The Tweet Hereafter Memorializes Famous Last Tweets


February 15, 2013 | Samer Kalaf

With the number of people using Twitter today, it is inevitable that some of those users will die. It’s also inevitable that among the dead, there will be famous people. Jamie Forrest and Michael McWatters understood that and created The Tweet Hereafter, a catalog of last words via Twitter. Some collected final tweets are mundane, but others, like Aurora shooting victim Jessica Redfield’s, are unintentionally chilling.

The catalyst for Tweet Hereafter was conservative figure Andrew Breitbart’s death last year. Hours before he had a fatal heart attack, he sent a tweet; Forrest and McWatters had a conversation — on Twitter, of course — about how Breitbart was being remembered for his outbursts and opinions online. Through that discourse, they developed the idea that would eventually become Tweet Hereafter. After a few more weeks of conversation, they physically created the site; McWatters handled the design, and Forrest coded.

The site has been around for a year, but only its creators were aware of its existence until now. After athlete Oscar Pistorius was charged with murdering his girlfriend Reeva Steenkamp, Forrest and McWatters decided to take it public.

“Death is a touchy subject, and we certainly don’t want to upset people,” Forrest said. “Every once in a while Michael or I would email the other and say, should we start telling people about this? The answer kept being no until Reeva Steenkamp’s tweet, when the tragedy of the situation and the distressing irony of her final tweet made everything particularly poignant.”

There’s no one single message that Tweet Hereafter is trying to get across, because as Forrest says, “Death is a complicated thing.” McWatters thinks that people will glean their own observation from the site, as he has found his own.

“The message I take away from The Tweet Hereafter is that everything I do online (and sometimes offline, too) has the potential to be part of my permanent digital record,” McWatters said.

The current archival in technology on sites like Twitter or Facebook chronicles much more than the average Web history. It’s come to the point where, if given permission, sites will mark your location as you post a picture of that great sandwich you just ate. And that will be there until you choose to delete it. While Forrest sees this present form of technology as just a fact of life, McWatters says he still has control of how much he contributes to the internet abyss.

“Sometimes it feels obtrusive, but I remind myself that I can always opt out: I can stop posting and tweeting…and sometimes I do,” McWatters said. “I take a break.
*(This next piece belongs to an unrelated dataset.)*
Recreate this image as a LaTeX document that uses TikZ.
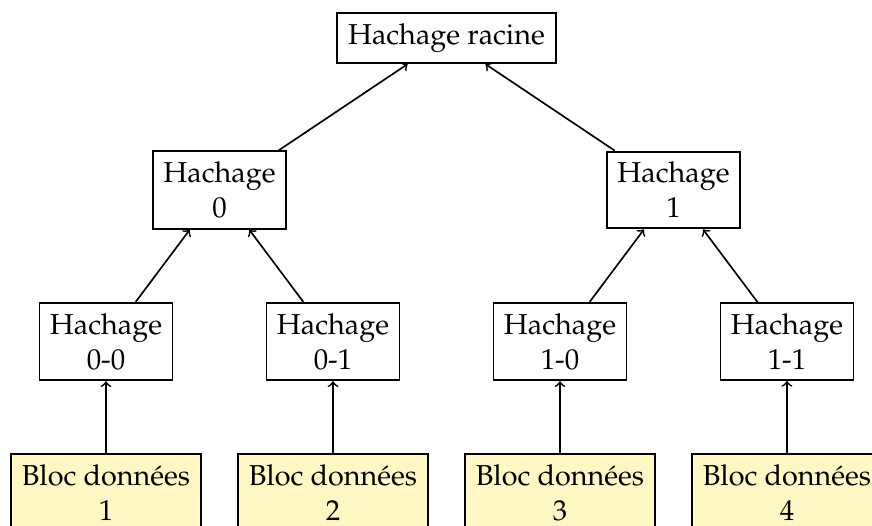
\documentclass[tikz,border=0pt]{standalone}
\usepackage[T1]{fontenc}
\usepackage{mathpazo}
\definecolor{blocfill}{RGB}{255,248,197}
\tikzset{
  hbox/.style={draw, line width=0.8pt, align=center, inner xsep=0pt, inner ysep=4.4pt,
    minimum width=55.4pt, font=\fontsize{12}{14.5}\selectfont},
  rootbox/.style={hbox, minimum width=91.2pt, minimum height=20.8pt},
  blocbox/.style={hbox, fill=blocfill, minimum width=79.2pt},
  link/.style={->, line width=0.7pt},
}
\begin{document}
\begin{tikzpicture}[x=0.41667pt, y=-0.41667pt]
\useasboundingbox (0,0) rectangle (872,526);
\node[rootbox] (root) at (446.5,38) {Hachage racine};
\node[hbox] (h0) at (219.5,190) {Hachage\\0};
\node[hbox] (h1) at (673.5,190) {Hachage\\1};
\node[hbox] (h00) at (106,341.5) {Hachage\\0-0};
\node[hbox] (h01) at (333,341.5) {Hachage\\0-1};
\node[hbox] (h10) at (560,341.5) {Hachage\\1-0};
\node[hbox] (h11) at (787,341.5) {Hachage\\1-1};
\node[blocbox] (b1) at (106,492.5) {Bloc données\\1};
\node[blocbox] (b2) at (333,492.5) {Bloc données\\2};
\node[blocbox] (b3) at (560,492.5) {Bloc données\\3};
\node[blocbox] (b4) at (787,492.5) {Bloc données\\4};
\draw[link] (h0) -- (root);
\draw[link] (h1) -- (root);
\draw[link] (h00) -- (h0);
\draw[link] (h01) -- (h0);
\draw[link] (h10) -- (h1);
\draw[link] (h11) -- (h1);
\draw[link] (b1) -- (h00);
\draw[link] (b2) -- (h01);
\draw[link] (b3) -- (h10);
\draw[link] (b4) -- (h11);
\end{tikzpicture}
\end{document}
Lately I find myself thinking a lot longer and harder before I post something, even trivial updates. I consider how it may reflect on me, my family, my friends, and my colleagues.”

In terms of public reaction for Tweet Hereafter, no one’s been extremely offended so far.

“Most of the feedback has been along the lines of, ‘Wow this is morbid and somewhat disturbing, but fascinating,'” Forrest said. “We tend to agree.”